Pictures stay out of the copy; set down each line of the listing below exactly.
========================================
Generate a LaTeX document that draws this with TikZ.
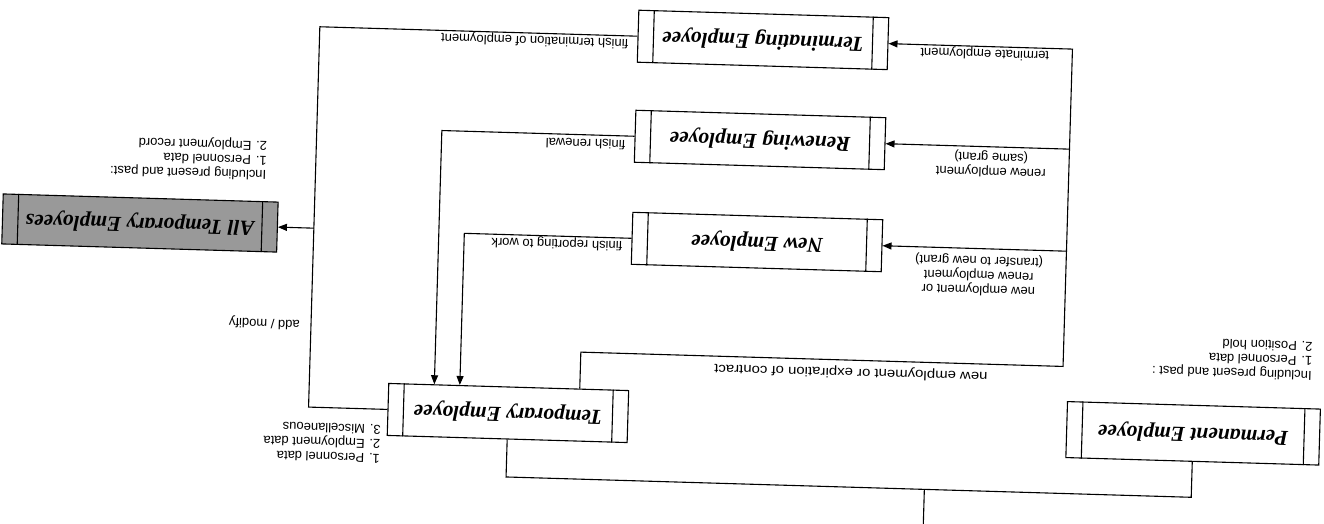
\documentclass[tikz,border=0pt]{standalone}
\usepackage{fontspec}
\setmainfont{Liberation Serif}
\setsansfont{Liberation Sans}
\usetikzlibrary{arrows.meta,calc}
\newcommand{\sidebars}[2]{%
  \draw[line width=1.1pt] ($(#1.north west)!#2!(#1.north east)$) -- ($(#1.south west)!#2!(#1.south east)$);
  \draw[line width=1.1pt] ($(#1.north east)!#2!(#1.north west)$) -- ($(#1.south east)!#2!(#1.south west)$);}
\begin{document}
\begin{tikzpicture}[x=1pt,y=1pt,
  ent/.style={draw, line width=1.1pt, minimum width=250pt, minimum height=52pt, inner sep=0pt,
    font=\fontsize{21.5}{24}\selectfont\bfseries\itshape},
  lbl/.style={font=\sffamily\fontsize{13}{14.5}\selectfont, inner sep=1pt},
  conn/.style={line width=1.1pt},
  arr/.style={conn, -{Triangle[length=9pt,width=7pt]}}]
\useasboundingbox (0,-523) rectangle (1324,0);
\begin{scope}[shift={(662,-261.5)}, rotate=178.3, transform shape]
  % entity boxes
  \node[ent, minimum width=240pt] (temp) at (149.5,156) {Temporary Employee};
  \node[ent, minimum width=253pt, minimum height=56pt] (perm) at (-536,156) {Permanent Employee};
  \node[ent, minimum width=275pt, minimum height=50pt, fill=black!40] (allt) at (523,-23) {All Temporary Employees};
  \node[ent] (newe) at (-94.4,-22.3) {New Employee};
  \node[ent] (rene) at (-94.4,-124.4) {Renewing Employee};
  \node[ent] (term) at (-94.4,-224.5) {Terminating Employee};
  \sidebars{temp}{16pt}
  \sidebars{perm}{16pt}
  \sidebars{allt}{16pt}
  \sidebars{newe}{16pt}
  \sidebars{rene}{16pt}
  \sidebars{term}{16pt}
  % root tree
  \coordinate (root) at (-269,265);
  \coordinate (bus) at (-269,220);
  \draw[conn] (root) -- (bus);
  \draw[conn] (perm.north) |- (bus) -| (temp.north);
  % new employment / expiration of contract
  \coordinate (tA) at ($(temp.south west)!49.5pt!(temp.south east)$);
  \coordinate (vR) at (-404,93);
  \draw[arr] (tA) |- (vR) |- (term.west);
  \draw[arr] (vR |- newe.west) -- (newe.west);
  \draw[arr] (vR |- rene.west) -- (rene.west);
  % finish lines back to temporary employee
  \coordinate (tB) at ($(temp.south west)!169.5pt!(temp.south east)$);
  \coordinate (tC) at ($(temp.south west)!195pt!(temp.south east)$);
  \draw[arr] (newe.east) -| (tB);
  \draw[arr] (rene.east) -| (tC);
  % right bus to all temporary employees
  \coordinate (cR) at (349,-224.5);
  \draw[conn] (temp.east) -| (cR) -- (term.east);
  \draw[arr] (cR |- allt.west) -- (allt.west);
  % labels
  \node[lbl, anchor=base west] (l1) at (39,-221) {finish termination of employment};
  \node[lbl, anchor=base west] (l2) at (39,-120) {finish renewal};
  \node[lbl, anchor=base west] (l3) at (39,-18.5) {finish reporting to work};
  \node[lbl, anchor=base west] (l4) at (-382,-221) {terminate employment};
  \node[lbl, align=center] (l5) at (-326,-107) {renew employment\\(same grant)};
  \node[lbl, align=center] (l6) at (-317,4) {new employment or\\renew employment\\(transfer to new grant)};
  \node[lbl, anchor=east, xscale=1.15] (l7) at (-54,105) {new employment or expiration of contract};
  \node[lbl, anchor=west] (l8) at (359,73) {add / modify};
  \node[lbl, anchor=west, align=left] (l9) at (397,-90) {Including present and past:\\1. Personnel data\\2. Employment record};
  \node[lbl, anchor=west, align=left] (l10) at (275,191) {1. Personnel data\\2. Employment data\\3. Miscellaneous};
  \node[lbl, anchor=west, align=left] (l11) at (-654,80.5) {Including present and past :\\1. Personnel data\\2. Position hold};
\end{scope}
\end{tikzpicture}
\end{document}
========================================
EXERCISE ANSWER:
Generate a LaTeX document that draws this with TikZ.
\documentclass[tikz,border=0pt]{standalone}
\usepackage{fontspec}
\setmainfont{Liberation Serif}
\setsansfont{Liberation Sans}
\usetikzlibrary{arrows.meta,calc}
\newcommand{\sidebars}[2]{%
  \draw[line width=1.1pt] ($(#1.north west)!#2!(#1.north east)$) -- ($(#1.south west)!#2!(#1.south east)$);
  \draw[line width=1.1pt] ($(#1.north east)!#2!(#1.north west)$) -- ($(#1.south east)!#2!(#1.south west)$);}
\begin{document}
\begin{tikzpicture}[x=1pt,y=1pt,
  ent/.style={draw, line width=1.1pt, minimum width=250pt, minimum height=52pt, inner sep=0pt,
    font=\fontsize{21.5}{24}\selectfont\bfseries\itshape},
  lbl/.style={font=\sffamily\fontsize{13}{14.5}\selectfont, inner sep=1pt},
  conn/.style={line width=1.1pt},
  arr/.style={conn, -{Triangle[length=9pt,width=7pt]}}]
\useasboundingbox (0,-523) rectangle (1324,0);
\begin{scope}[shift={(662,-261.5)}, rotate=178.3, transform shape]
  % entity boxes
  \node[ent, minimum width=240pt] (temp) at (149.5,156) {Temporary Employee};
  \node[ent, minimum width=253pt, minimum height=56pt] (perm) at (-536,156) {Permanent Employee};
  \node[ent, minimum width=275pt, minimum height=50pt, fill=black!40] (allt) at (523,-23) {All Temporary Employees};
  \node[ent] (newe) at (-94.4,-22.3) {New Employee};
  \node[ent] (rene) at (-94.4,-124.4) {Renewing Employee};
  \node[ent] (term) at (-94.4,-224.5) {Terminating Employee};
  \sidebars{temp}{16pt}
  \sidebars{perm}{16pt}
  \sidebars{allt}{16pt}
  \sidebars{newe}{16pt}
  \sidebars{rene}{16pt}
  \sidebars{term}{16pt}
  % root tree
  \coordinate (root) at (-269,265);
  \coordinate (bus) at (-269,220);
  \draw[conn] (root) -- (bus);
  \draw[conn] (perm.north) |- (bus) -| (temp.north);
  % new employment / expiration of contract
  \coordinate (tA) at ($(temp.south west)!49.5pt!(temp.south east)$);
  \coordinate (vR) at (-404,93);
  \draw[arr] (tA) |- (vR) |- (term.west);
  \draw[arr] (vR |- newe.west) -- (newe.west);
  \draw[arr] (vR |- rene.west) -- (rene.west);
  % finish lines back to temporary employee
  \coordinate (tB) at ($(temp.south west)!169.5pt!(temp.south east)$);
  \coordinate (tC) at ($(temp.south west)!195pt!(temp.south east)$);
  \draw[arr] (newe.east) -| (tB);
  \draw[arr] (rene.east) -| (tC);
  % right bus to all temporary employees
  \coordinate (cR) at (349,-224.5);
  \draw[conn] (temp.east) -| (cR) -- (term.east);
  \draw[arr] (cR |- allt.west) -- (allt.west);
  % labels
  \node[lbl, anchor=base west] (l1) at (39,-221) {finish termination of employment};
  \node[lbl, anchor=base west] (l2) at (39,-120) {finish renewal};
  \node[lbl, anchor=base west] (l3) at (39,-18.5) {finish reporting to work};
  \node[lbl, anchor=base west] (l4) at (-382,-221) {terminate employment};
  \node[lbl, align=center] (l5) at (-326,-107) {renew employment\\(same grant)};
  \node[lbl, align=center] (l6) at (-317,4) {new employment or\\renew employment\\(transfer to new grant)};
  \node[lbl, anchor=east, xscale=1.15] (l7) at (-54,105) {new employment or expiration of contract};
  \node[lbl, anchor=west] (l8) at (359,73) {add / modify};
  \node[lbl, anchor=west, align=left] (l9) at (397,-90) {Including present and past:\\1. Personnel data\\2. Employment record};
  \node[lbl, anchor=west, align=left] (l10) at (275,191) {1. Personnel data\\2. Employment data\\3. Miscellaneous};
  \node[lbl, anchor=west, align=left] (l11) at (-654,80.5) {Including present and past :\\1. Personnel data\\2. Position hold};
\end{scope}
\end{tikzpicture}
\end{document}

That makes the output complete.